D. James Kennedy, of “Evangelism Explosion” fame put the Gospel in these words; “Jesus Christ died on the cross and rose from the dead to pay the penalty for our sins and to purchase for us a place in heaven which he offers as a free gift.” I’ve used that sentence hundreds if not thousands of times over my 40 years of ministry. I never get tired of reviewing that truth in my life. There are two sides to the Gospel of Jesus and they are alluded to in Kennedy’s statement. Both of them are “Good News” indeed! First, Jesus died for my sins! He was perfectly holy and righteous! I am a sinner of a pretty bad variety. I don’t think I was as bad as some, but it doesn’t matter. If you’ve fallen at one point of the law you have fallen at the whole law. That’s the way James put it in 2:10: “For whoever keeps the whole law but fails in one point has become guilty of all of it.” One blogger explained it this way, “If I break a speed limit I have broken the law of the land, if I murder I have broken the law of the land in the same way it doesn’t matter which of God’s laws you break you have broken his law and are guilty in his sight.” Wikipedia says that repentance is “sincere regret or remorse.” I disagree! I believe a biblical understanding of repentance is to acknowledge the reality of my own sinfulness. It’s not just admitting a particular sin, but acknowledging my true sinful nature. As the cliche puts it, “I owe a debt to God that I cannot pay! Jesus paid the debt that He did not owe!” That’s Good News!

The other part of the Good News as Kennedy states is that Jesus not only died to pay the penalty for my sins, but he purchased for me a place in heaven that is offered to me as a free gift that is received by faith. Just believe it! Sin disqualifies me for heaven. I must be perfectly righteous and that cannot happen of my own accord. My sinful nature guarantees that we all have fallen short of God’s standard (Romans 3:23). But the Good News of the second part of the Gospel is that Christ’s righteousness was put into my account. God sees me mercifully through the blood of Christ. One side of the Good News is that of God’s wrath for our sin has been absorbed by Jesus! The other side of the Good News is his undeserved grace that has been deposited in our account.  I am  justified! I am standing in a right relationship with God, not on my own merit or on the basis of what I have done but on the basis of what Jesus did.” Now that’s Good News too!

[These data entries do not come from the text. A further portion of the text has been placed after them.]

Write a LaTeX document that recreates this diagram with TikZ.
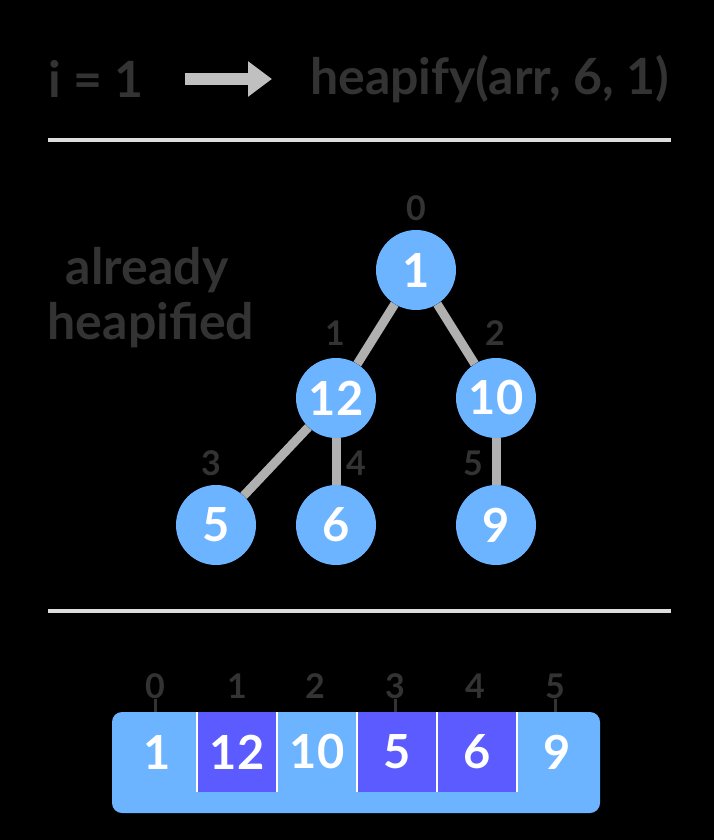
\documentclass[tikz,border=0pt]{standalone}
\usepackage{fontspec}
\setmainfont{Lato}
\usetikzlibrary{arrows.meta,backgrounds}
\definecolor{lblue}{HTML}{6CB4FF}
\definecolor{purp}{HTML}{5B5BFF}
\definecolor{edgegray}{HTML}{B0B0B0}
\definecolor{rulegray}{HTML}{DDDDDD}
\definecolor{dtext}{HTML}{333333}
\tikzset{
  heapnode/.style={circle, fill=lblue, minimum size=80pt, inner sep=0pt, text=white, font=\fontsize{47}{52}\selectfont\bfseries},
  idx/.style={text=dtext, font=\fontsize{34}{38}\selectfont\bfseries, inner sep=0pt},
  bigtxt/.style={text=dtext, font=\fontsize{50}{56}\selectfont\bfseries, inner sep=0pt},
  tedge/.style={draw=edgegray, line width=9pt},
  cellnum/.style={text=white, font=\fontsize{47}{52}\selectfont\bfseries, inner sep=0pt},
  sep/.style={draw=white, line width=2pt},
  tick/.style={draw=dtext, line width=3pt},
  hrule/.style={draw=rulegray, line width=4pt}
}
\begin{document}
\begin{tikzpicture}[x=1pt,y=-1pt]
\useasboundingbox (0,0) rectangle (714,840);
% top line
\node[bigtxt, anchor=west] (iv) at (48,79) {i = 1};
\coordinate (as) at (185,79);
\coordinate (ae) at (272,79);
\draw[draw=edgegray!80!white, line width=12pt, -{Triangle[length=24pt,width=34pt]}] (as) -- (ae);
\node[bigtxt, anchor=west] (hf) at (310,79) {heapify(arr, 6, 1)};
\coordinate (r1a) at (48,140); \coordinate (r1b) at (671,140);
\draw[hrule] (r1a) -- (r1b);
% already heapified
\node[bigtxt] (al) at (147,270) {already};
\node[bigtxt] (hp) at (151,325) {heapified};
% tree
\node[heapnode] (n0) at (416,270) {1};
\node[heapnode] (n1) at (336,398) {12};
\node[heapnode] (n2) at (496,398) {10};
\node[heapnode] (n3) at (216,525) {5};
\node[heapnode] (n4) at (336,525) {6};
\node[heapnode] (n5) at (496,525) {9};
\begin{scope}[on background layer]
\fill[black] (0,0) rectangle (714,840);
\draw[tedge] (n0) -- (n1);
\draw[tedge] (n0) -- (n2);
\draw[tedge] (n1) -- (n3);
\draw[tedge] (n1) -- (n4);
\draw[tedge] (n2) -- (n5);
\end{scope}
\node[idx] (t0) at (416,208) {0};
\node[idx] (t1) at (335,333) {1};
\node[idx] (t2) at (495,333) {2};
\node[idx] (t3) at (211,463) {3};
\node[idx] (t4) at (356,463) {4};
\node[idx] (t5) at (473,463) {5};
\coordinate (r2a) at (48,611); \coordinate (r2b) at (671,611);
\draw[hrule] (r2a) -- (r2b);
% array
\fill[lblue, rounded corners=10pt] (112,712) rectangle (600,813);
\fill[purp] (197,712) rectangle (277,792);
\fill[purp] (357,712) rectangle (517,792);
\foreach \x in {197,277,357,437,517}{\draw[sep] (\x,712) -- (\x,792);}
\node[cellnum] (c0) at (157,752) {1};
\node[cellnum] (c1) at (237,752) {12};
\node[cellnum] (c2) at (317,752) {10};
\node[cellnum] (c3) at (397,752) {5};
\node[cellnum] (c4) at (477,752) {6};
\node[cellnum] (c5) at (557,752) {9};
\node[idx] (i0) at (155,686) {0};
\node[idx] (i1) at (237,686) {1};
\node[idx] (i2) at (315,686) {2};
\node[idx] (i3) at (395,686) {3};
\node[idx] (i4) at (475,686) {4};
\node[idx] (i5) at (555,686) {5};
\coordinate (k0) at (155,712); \coordinate (k3) at (395,712); \coordinate (k5) at (555,712);
\draw[tick] (i0.south) -- (k0);
\draw[tick] (i3.south) -- (k3);
\draw[tick] (i5.south) -- (k5);
\end{tikzpicture}
\end{document}
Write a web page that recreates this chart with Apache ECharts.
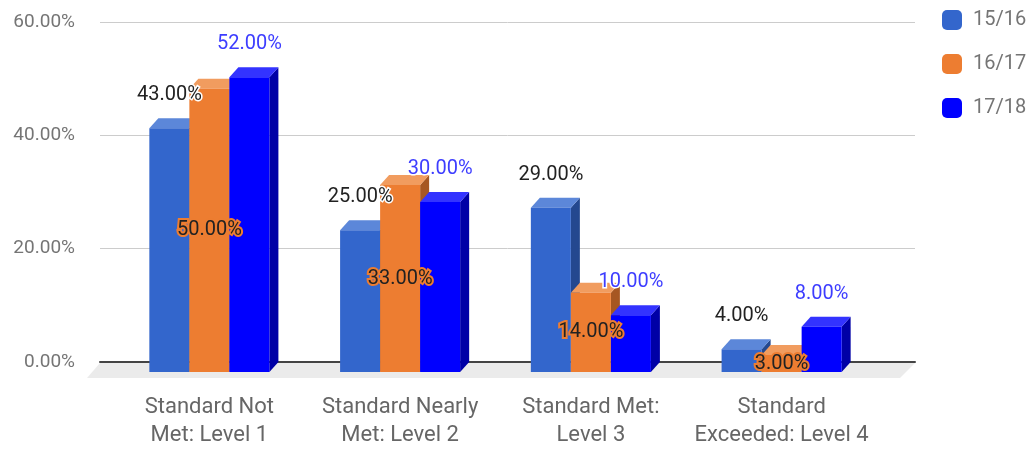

The Good News, both sides, are objective truths that stand forever. They are not dependent on me in any way. It’s not my effort, will or goodness that contributes anything to my eternal destiny. Jesus promised eternal life to those who believe (John 3:16) and God can never be unfaithful to His promise even when I am unfaithful in this life. This objective truth gives me joy! Not only does it comfort and encourage me, it transforms me from the inside out as only God’s love can do! Daniel Bush and Noel Due conclude their discussion about the Gospel being objective truth and not a subjective experience by saying, “Transformation occurs precisely because when the gospel is viewed objectively, we’re assured of God’s love located in the person and saving event of Christ, which is outside us—not dependent upon us. But if we view the gospel subjectively, God’s love is held captive to our emotions and becomes dependent upon our performance, which is never complete. Instead, let Jesus’ words from the cross echo in your heart: “It is finished!” (John 19:30).”